As of Dec. 1, the New Mexico Environment Department has 27 pages of emails with comments on the Department of Energy’s plan to define legacy transuranic waste for disposal at DOE’s deep underground disposal site near Carlsbad, N.M.
Most early comments are from individuals, not organizations, but follow a similar theme. Some commenters say the plan filed by DOE and its contractor on Nov. 4 is inadequate and does not do enough to protect New Mexicans from old defense-related transuranic waste from the agency’s Los Alamos National Laboratory.
Dec. 1 is nearly the mid-way point in the public comment period that runs through Jan. 3, on DOE’s legacy transuranic waste disposal plan for the Waste Isolation Pilot Plant (WIPP).
WIPP in the future will house waste created by the National Nuclear Security Administration’s (NNSA) manufacture of plutonium pits.
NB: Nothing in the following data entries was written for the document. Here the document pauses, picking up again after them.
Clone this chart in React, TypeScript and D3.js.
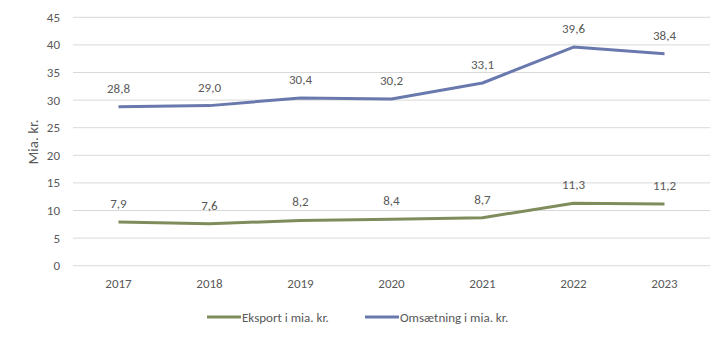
import React from "react";
import * as d3 from "d3";

const years = ["2017", "2018", "2019", "2020", "2021", "2022", "2023"];
const eksport = [7.9, 7.6, 8.2, 8.4, 8.7, 11.3, 11.2];
const omsaetning = [28.8, 29.0, 30.4, 30.2, 33.1, 39.6, 38.4];
const yTicks = [0, 5, 10, 15, 20, 25, 30, 35, 40, 45];
const seriesNames = ["Eksport i mia. kr.", "Omsætning i mia. kr."];
const colors = ["#7f8c5c", "#6a79ad"];

export default function App() {
  const W = 728, H = 341;
  const x = d3.scaleBand().domain(years).range([73, 710]);
  const y = d3.scaleLinear().domain([0, 45]).range([265.7, 17.3]);
  const line = d3
    .line<number>()
    .x((_, i) => (x(years[i]) as number) + x.bandwidth() / 2)
    .y((d) => y(d));
  const font = "Calibri, Carlito, Lato, 'Open Sans', sans-serif";
  const textColor = "#595959";
  const series = [eksport, omsaetning];
  const fmt = (v: number) => v.toFixed(1).replace(".", ",");
  return (
    <svg width={W} height={H} style={{ position: "absolute", left: 0, top: 0 }} fontFamily={font}>
      <rect width={W} height={H} fill="#fff" />
      {yTicks.map((t) => (
        <g key={t}>
          <line x1={73} x2={710} y1={y(t)} y2={y(t)} stroke="#d9d9d9" strokeWidth={1} />
          <text x={60} y={y(t)} dy="0.35em" textAnchor="end" fontSize={13} fill={textColor}>
            {t}
          </text>
        </g>
      ))}
      {years.map((yr) => (
        <text key={yr} x={(x(yr) as number) + x.bandwidth() / 2} y={288} textAnchor="middle" fontSize={13} fill={textColor}>
          {yr}
        </text>
      ))}
      <text transform="translate(38,142) rotate(-90)" textAnchor="middle" fontSize={15} fill={textColor}>
        Mia. kr.
      </text>
      {series.map((s, si) => (
        <g key={si}>
          <path d={line(s) as string} fill="none" stroke={colors[si]} strokeWidth={3} strokeLinejoin="round" />
          {s.map((v, i) => (
            <text key={i} x={(x(years[i]) as number) + x.bandwidth() / 2} y={y(v) - 14} textAnchor="middle" fontSize={13} fill={textColor}>
              {fmt(v)}
            </text>
          ))}
        </g>
      ))}
      {[0, 1].map((i) => {
        const lx = i === 0 ? 207 : 365;
        return (
          <g key={i}>
            <line x1={lx} x2={lx + 34} y1={317} y2={317} stroke={colors[i]} strokeWidth={3} />
            <text x={lx + 35} y={317} dy="0.35em" fontSize={13} fill={textColor}>
              {seriesNames[i]}
            </text>
          </g>
        );
      })}
    </svg>
  );
}
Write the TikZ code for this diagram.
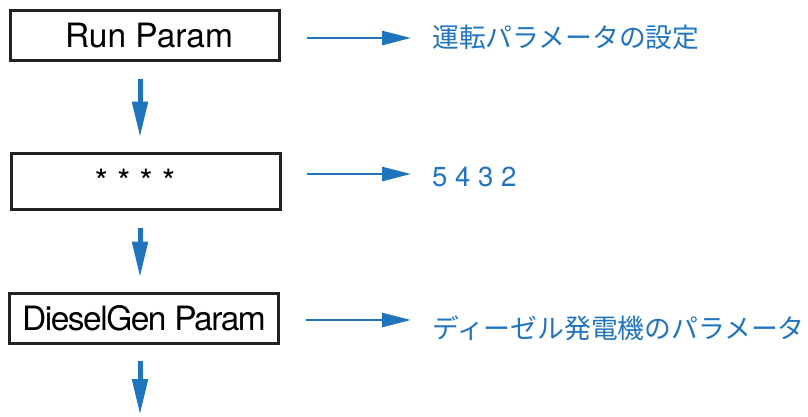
\documentclass[tikz,border=0pt]{standalone}
\usepackage{fontspec}
\setmainfont{TeX Gyre Heros}
\newfontfamily\jpfont{Noto Sans CJK JP}
\usepackage{xcolor}
\usepackage{tikz}
\usetikzlibrary{arrows.meta,positioning,calc}

\definecolor{flowblue}{RGB}{31,116,189}
\definecolor{boxline}{RGB}{34,34,34}

\begin{document}
\begin{tikzpicture}[x=1pt, y=-1pt,
  pbox/.style={draw=boxline, line width=3pt, minimum width=269pt, minimum height=50pt,
               inner sep=0pt, font=\fontsize{33.5}{36}\selectfont},
  desc/.style={anchor=west, inner sep=0pt, text=flowblue, font=\jpfont\fontsize{26.8}{30}\selectfont},
  downarrow/.style={-{Triangle[length=36pt, width=15pt]}, line width=5pt, draw=flowblue},
  rarrow/.style={-{Triangle[length=29pt, width=14pt]}, line width=2.7pt, draw=flowblue}
]
\useasboundingbox (0,0) rectangle (808,416);

\node[pbox] (run) at (144.5,35.5) {\hspace{9pt}Run Param};
\node[pbox, minimum height=56pt] (stars) at (145.5,181) {* * * *\hspace*{21pt}\null};
\node[pbox] (diesel) at (144,318) {\addfontfeature{LetterSpace=-4.5}DieselGen Param};
\coordinate (next) at (140,416);

\node[desc] (desc1) at (432,37) {運転パラメータの設定};
\node[desc, font=\fontsize{27.5}{30}\selectfont] (desc2) at (432,177) {5 4 3 2};
\node[desc] (desc3) at (432,328) {ディーゼル発電機のパラメータ};

% flow down
\draw[downarrow, shorten <=17pt, shorten >=14pt] ([xshift=-4.5pt]run.south) -- ([xshift=-5.5pt]stars.north);
\draw[downarrow, shorten <=17pt, shorten >=14pt] ([xshift=-5.5pt]stars.south) -- ([xshift=-4pt]diesel.north);
\draw[downarrow, shorten <=16pt, shorten >=1pt] ([xshift=-4pt]diesel.south) -- (next);

% meaning of each line
\draw[rarrow, shorten <=26pt, shorten >=21pt] ([yshift=-2.5pt]run.east) -- ([yshift=-2.5pt]run.east -| desc1.west);
\draw[rarrow, shorten <=25pt, shorten >=21pt] ([yshift=7pt]stars.east) -- ([yshift=7pt]stars.east -| desc2.west);
\draw[rarrow, shorten <=26pt, shorten >=21pt] ([yshift=-2pt]diesel.east) -- ([yshift=-2pt]diesel.east -| desc3.west);
\end{tikzpicture}
\end{document}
WIPP also holds canisters of surplus plutonium packaged by the agency at the Savannah River Site and will continue to take on shipments of that material, which the NNSA processes at both the Los Alamos National Laboratory and Savannah River.
The plan submitted by DOE and its Bechtel-led WIPP prime Salado Isolation Mining Contractors would give legacy waste priority at the planned Panel 12, although non-legacy waste could still go into other sections of WIPP. The WIPP plan excludes waste generated from upcoming plutonium pit production and some pre-1970 waste from the legacy designation.
A report published this week by the Government Accountability Office (GAO) said resumption of pit production by the NNSA will account for perhaps two-thirds of the transuranic waste headed to WIPP after 2033. The pit production might require “up to three additional panels at WIPP” beyond Panels 11 and 12.
Transuranic waste from pits and surplus plutonium disposition will go into WIPP’s Panel 11 when it opens in fiscal 2026, Nathan Anderson, a GAO natural resources director who oversaw the report, said in a Wednesday email.
If Panel 12 is set aside for legacy waste, it could result in a situation where the office of Environmental Management is “emplacing waste in both Panels 11 and 12 simultaneously if they can manage it.”